▶ [THE TASK]
Copy each line below exactly and leave the pictures out.

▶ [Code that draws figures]
● ● ● ●

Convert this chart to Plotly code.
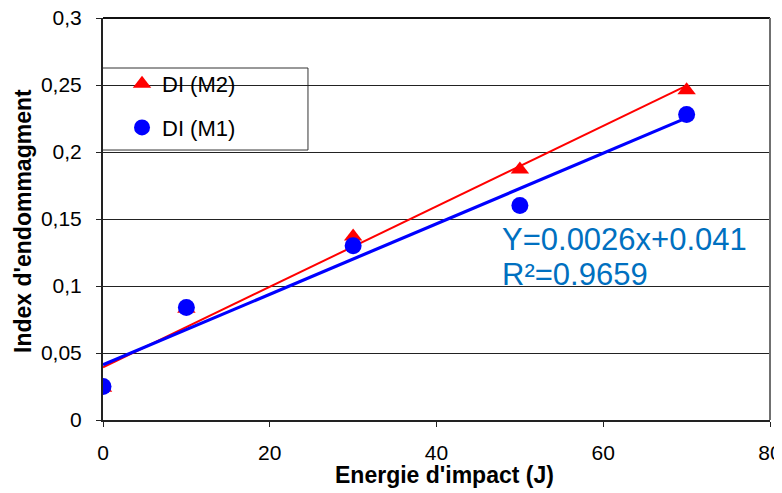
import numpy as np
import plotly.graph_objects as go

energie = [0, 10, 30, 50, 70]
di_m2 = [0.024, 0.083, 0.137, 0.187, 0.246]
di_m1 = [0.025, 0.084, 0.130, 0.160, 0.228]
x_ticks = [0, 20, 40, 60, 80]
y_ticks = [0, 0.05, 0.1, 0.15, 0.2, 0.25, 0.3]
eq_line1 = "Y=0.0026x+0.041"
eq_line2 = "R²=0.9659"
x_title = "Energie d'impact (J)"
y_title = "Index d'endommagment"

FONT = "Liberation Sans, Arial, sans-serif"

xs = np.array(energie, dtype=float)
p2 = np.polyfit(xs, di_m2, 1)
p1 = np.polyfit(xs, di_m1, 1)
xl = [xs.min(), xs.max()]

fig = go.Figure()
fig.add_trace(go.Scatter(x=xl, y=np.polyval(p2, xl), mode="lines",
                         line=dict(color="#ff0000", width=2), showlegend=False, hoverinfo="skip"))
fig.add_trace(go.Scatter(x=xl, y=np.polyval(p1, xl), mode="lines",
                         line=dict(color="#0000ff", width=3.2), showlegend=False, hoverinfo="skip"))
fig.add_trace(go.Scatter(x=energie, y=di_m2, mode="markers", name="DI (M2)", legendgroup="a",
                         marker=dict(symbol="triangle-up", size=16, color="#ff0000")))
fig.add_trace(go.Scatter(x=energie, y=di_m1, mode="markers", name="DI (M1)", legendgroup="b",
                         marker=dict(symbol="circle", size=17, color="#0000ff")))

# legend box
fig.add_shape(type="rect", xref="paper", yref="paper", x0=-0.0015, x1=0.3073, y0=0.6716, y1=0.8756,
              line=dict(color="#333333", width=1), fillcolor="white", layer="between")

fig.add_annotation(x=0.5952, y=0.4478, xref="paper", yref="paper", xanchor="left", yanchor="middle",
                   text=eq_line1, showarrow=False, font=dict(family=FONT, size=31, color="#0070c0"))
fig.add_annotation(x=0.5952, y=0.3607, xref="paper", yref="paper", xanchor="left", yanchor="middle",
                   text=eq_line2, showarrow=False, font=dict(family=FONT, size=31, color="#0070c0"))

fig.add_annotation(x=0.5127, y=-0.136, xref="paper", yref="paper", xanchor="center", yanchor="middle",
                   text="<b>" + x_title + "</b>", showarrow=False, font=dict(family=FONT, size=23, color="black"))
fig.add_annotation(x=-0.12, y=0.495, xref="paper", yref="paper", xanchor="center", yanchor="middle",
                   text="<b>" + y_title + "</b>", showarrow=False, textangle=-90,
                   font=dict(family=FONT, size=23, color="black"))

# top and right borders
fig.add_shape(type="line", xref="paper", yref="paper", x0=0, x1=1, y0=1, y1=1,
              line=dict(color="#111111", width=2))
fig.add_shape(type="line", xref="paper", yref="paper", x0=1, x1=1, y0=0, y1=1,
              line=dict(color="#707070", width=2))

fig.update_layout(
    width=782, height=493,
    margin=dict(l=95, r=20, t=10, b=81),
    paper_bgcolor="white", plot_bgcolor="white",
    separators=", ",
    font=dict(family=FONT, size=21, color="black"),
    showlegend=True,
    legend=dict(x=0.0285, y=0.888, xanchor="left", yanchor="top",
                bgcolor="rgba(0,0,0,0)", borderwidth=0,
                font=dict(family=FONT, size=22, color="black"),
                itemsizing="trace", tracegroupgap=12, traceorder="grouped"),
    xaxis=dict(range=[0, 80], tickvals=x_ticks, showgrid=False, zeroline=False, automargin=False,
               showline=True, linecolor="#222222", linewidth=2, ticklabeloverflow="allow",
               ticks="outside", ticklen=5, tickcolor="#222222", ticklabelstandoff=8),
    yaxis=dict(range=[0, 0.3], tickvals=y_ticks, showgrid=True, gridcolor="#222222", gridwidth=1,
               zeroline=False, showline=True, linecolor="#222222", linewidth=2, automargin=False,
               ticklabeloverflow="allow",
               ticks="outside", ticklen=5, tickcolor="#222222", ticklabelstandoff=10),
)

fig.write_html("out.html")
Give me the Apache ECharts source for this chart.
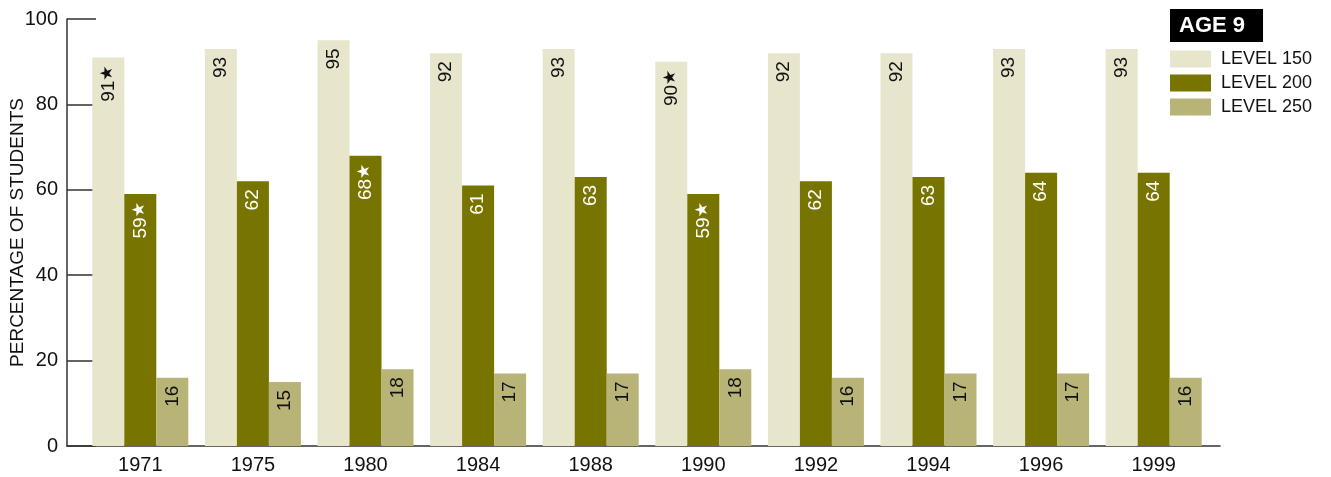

● ● ● ●

▶ [FINISHED EXERCISE]
Convert this chart to Plotly code.
import numpy as np
import plotly.graph_objects as go

energie = [0, 10, 30, 50, 70]
di_m2 = [0.024, 0.083, 0.137, 0.187, 0.246]
di_m1 = [0.025, 0.084, 0.130, 0.160, 0.228]
x_ticks = [0, 20, 40, 60, 80]
y_ticks = [0, 0.05, 0.1, 0.15, 0.2, 0.25, 0.3]
eq_line1 = "Y=0.0026x+0.041"
eq_line2 = "R²=0.9659"
x_title = "Energie d'impact (J)"
y_title = "Index d'endommagment"

FONT = "Liberation Sans, Arial, sans-serif"

xs = np.array(energie, dtype=float)
p2 = np.polyfit(xs, di_m2, 1)
p1 = np.polyfit(xs, di_m1, 1)
xl = [xs.min(), xs.max()]

fig = go.Figure()
fig.add_trace(go.Scatter(x=xl, y=np.polyval(p2, xl), mode="lines",
                         line=dict(color="#ff0000", width=2), showlegend=False, hoverinfo="skip"))
fig.add_trace(go.Scatter(x=xl, y=np.polyval(p1, xl), mode="lines",
                         line=dict(color="#0000ff", width=3.2), showlegend=False, hoverinfo="skip"))
fig.add_trace(go.Scatter(x=energie, y=di_m2, mode="markers", name="DI (M2)", legendgroup="a",
                         marker=dict(symbol="triangle-up", size=16, color="#ff0000")))
fig.add_trace(go.Scatter(x=energie, y=di_m1, mode="markers", name="DI (M1)", legendgroup="b",
                         marker=dict(symbol="circle", size=17, color="#0000ff")))

# legend box
fig.add_shape(type="rect", xref="paper", yref="paper", x0=-0.0015, x1=0.3073, y0=0.6716, y1=0.8756,
              line=dict(color="#333333", width=1), fillcolor="white", layer="between")

fig.add_annotation(x=0.5952, y=0.4478, xref="paper", yref="paper", xanchor="left", yanchor="middle",
                   text=eq_line1, showarrow=False, font=dict(family=FONT, size=31, color="#0070c0"))
fig.add_annotation(x=0.5952, y=0.3607, xref="paper", yref="paper", xanchor="left", yanchor="middle",
                   text=eq_line2, showarrow=False, font=dict(family=FONT, size=31, color="#0070c0"))

fig.add_annotation(x=0.5127, y=-0.136, xref="paper", yref="paper", xanchor="center", yanchor="middle",
                   text="<b>" + x_title + "</b>", showarrow=False, font=dict(family=FONT, size=23, color="black"))
fig.add_annotation(x=-0.12, y=0.495, xref="paper", yref="paper", xanchor="center", yanchor="middle",
                   text="<b>" + y_title + "</b>", showarrow=False, textangle=-90,
                   font=dict(family=FONT, size=23, color="black"))

# top and right borders
fig.add_shape(type="line", xref="paper", yref="paper", x0=0, x1=1, y0=1, y1=1,
              line=dict(color="#111111", width=2))
fig.add_shape(type="line", xref="paper", yref="paper", x0=1, x1=1, y0=0, y1=1,
              line=dict(color="#707070", width=2))

fig.update_layout(
    width=782, height=493,
    margin=dict(l=95, r=20, t=10, b=81),
    paper_bgcolor="white", plot_bgcolor="white",
    separators=", ",
    font=dict(family=FONT, size=21, color="black"),
    showlegend=True,
    legend=dict(x=0.0285, y=0.888, xanchor="left", yanchor="top",
                bgcolor="rgba(0,0,0,0)", borderwidth=0,
                font=dict(family=FONT, size=22, color="black"),
                itemsizing="trace", tracegroupgap=12, traceorder="grouped"),
    xaxis=dict(range=[0, 80], tickvals=x_ticks, showgrid=False, zeroline=False, automargin=False,
               showline=True, linecolor="#222222", linewidth=2, ticklabeloverflow="allow",
               ticks="outside", ticklen=5, tickcolor="#222222", ticklabelstandoff=8),
    yaxis=dict(range=[0, 0.3], tickvals=y_ticks, showgrid=True, gridcolor="#222222", gridwidth=1,
               zeroline=False, showline=True, linecolor="#222222", linewidth=2, automargin=False,
               ticklabeloverflow="allow",
               ticks="outside", ticklen=5, tickcolor="#222222", ticklabelstandoff=10),
)

fig.write_html("out.html")
Give me the Apache ECharts source for this chart.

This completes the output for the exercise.